## What the exercise asks
Retype exactly the lines from the first one through the line with "plt.rcParams['font.family'] = ['Liberation", including both ends; skip any pictures.
((
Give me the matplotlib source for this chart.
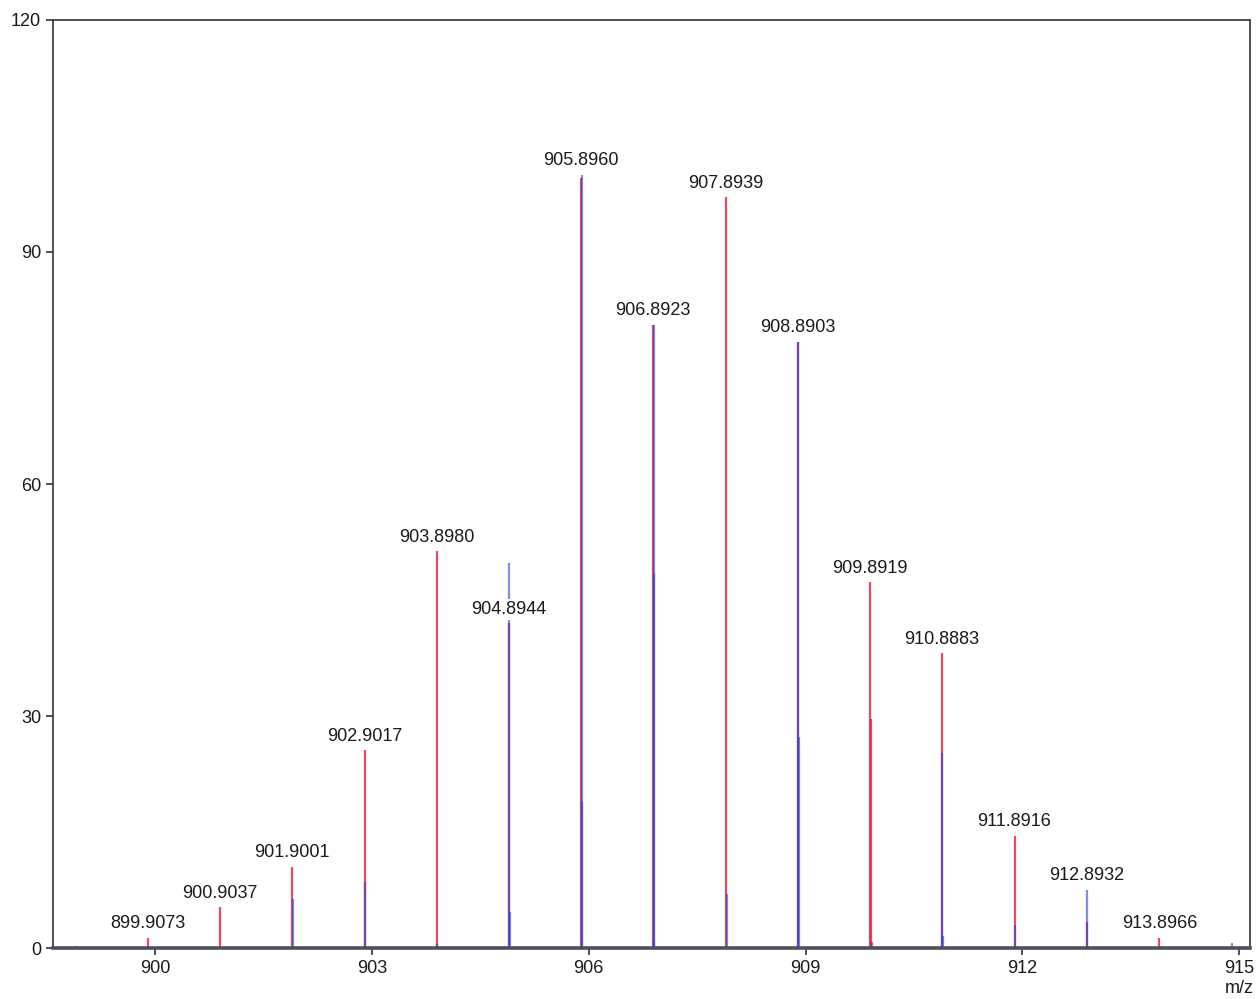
import numpy as np
import matplotlib
matplotlib.use('Agg')
import matplotlib.pyplot as plt

plt.rcParams['font.family'] = ['Liberation Sans', 'DejaVu Sans']

# experimental isotope pattern (red) - m/z and relative intensity
red_mz = [898.910, 899.9073, 900.9037, 901.9001, 902.9017, 903.8980, 904.8944,
          905.8960, 906.8923, 907.8939, 908.8903, 909.8919, 909.9060, 910.8883,
          911.8916, 912.8932, 913.8966]
red_int = [0.3, 1.3, 5.3, 10.5, 25.6, 51.3, 42.0,
           99.6, 80.6, 97.1, 78.4, 47.3, 29.6, 38.1,
           14.5, 3.4, 1.3]

# simulated isotope pattern (blue)
blue_mz = [901.9080, 902.9090, 903.9050, 904.9010, 904.9130, 905.9020, 905.9140,
           906.8990, 906.8990, 906.9110, 907.9120, 908.8970, 908.9090,
           909.9140, 910.8950, 910.9080, 911.9040, 912.8990, 914.9000]
blue_int = [6.3, 8.5, 0.5, 49.8, 4.6, 100.0, 18.9,
            80.6, 48.5, 0.6, 7.0, 78.4, 27.3,
            0.8, 25.2, 1.5, 3.0, 7.5, 0.7]

# labelled peaks
label_mz = [899.9073, 900.9037, 901.9001, 902.9017, 903.8980, 904.8944, 905.8960,
            906.8923, 907.8939, 908.8903, 909.8919, 910.8883, 911.8916, 912.8932,
            913.8966]
label_int = [1.3, 5.3, 10.5, 25.6, 51.3, 42.0, 100.0,
             80.6, 97.1, 78.4, 47.3, 38.1, 14.5, 7.5,
             1.3]

x_ticks = [900, 903, 906, 909, 912, 915]
y_ticks = [0, 30, 60, 90, 120]

fig = plt.figure(figsize=(12.59, 9.99), dpi=100)
ax = fig.add_axes([0.0421, 0.051, 0.9508, 0.929])

ax.vlines(red_mz, 0, red_int, colors='#e41e3c', lw=1.6, alpha=0.8, zorder=2)
ax.vlines(blue_mz, 0, blue_int, colors='#2244d4', lw=1.6, alpha=0.6, zorder=3)

for mz, h in zip(label_mz, label_int):
    ax.annotate('{:.4f}'.format(mz), xy=(mz, h), xytext=(0, 4),
                textcoords='offset points', ha='center', va='bottom',
                fontsize=13, color='#1a1a1a', zorder=5,
                bbox=dict(facecolor='white', edgecolor='none', pad=1.5))

ax.set_xlim(898.59, 915.15)
ax.set_ylim(0, 120)
ax.set_xticks(x_ticks)
ax.set_yticks(y_ticks)
ax.tick_params(axis='both', labelsize=13, length=5, width=1.2,
               color='#333333', labelcolor='#1a1a1a', direction='out')

for side in ['left', 'top', 'right']:
    ax.spines[side].set_color('#333333')
    ax.spines[side].set_linewidth(1.2)
ax.spines['bottom'].set_color('#4b505c')
ax.spines['bottom'].set_linewidth(2.6)
ax.spines['bottom'].set_zorder(4)

ax.annotate('m/z', xy=(915, 0), xycoords=('data', 'axes fraction'),
            xytext=(0, -23), textcoords='offset points',
            ha='center', va='top', fontsize=13, color='#1a1a1a')

fig.savefig('out.png', dpi=100)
))
## Finished answer
Give me the matplotlib source for this chart.
import numpy as np
import matplotlib
matplotlib.use('Agg')
import matplotlib.pyplot as plt

plt.rcParams['font.family'] = ['Liberation Sans', 'DejaVu Sans']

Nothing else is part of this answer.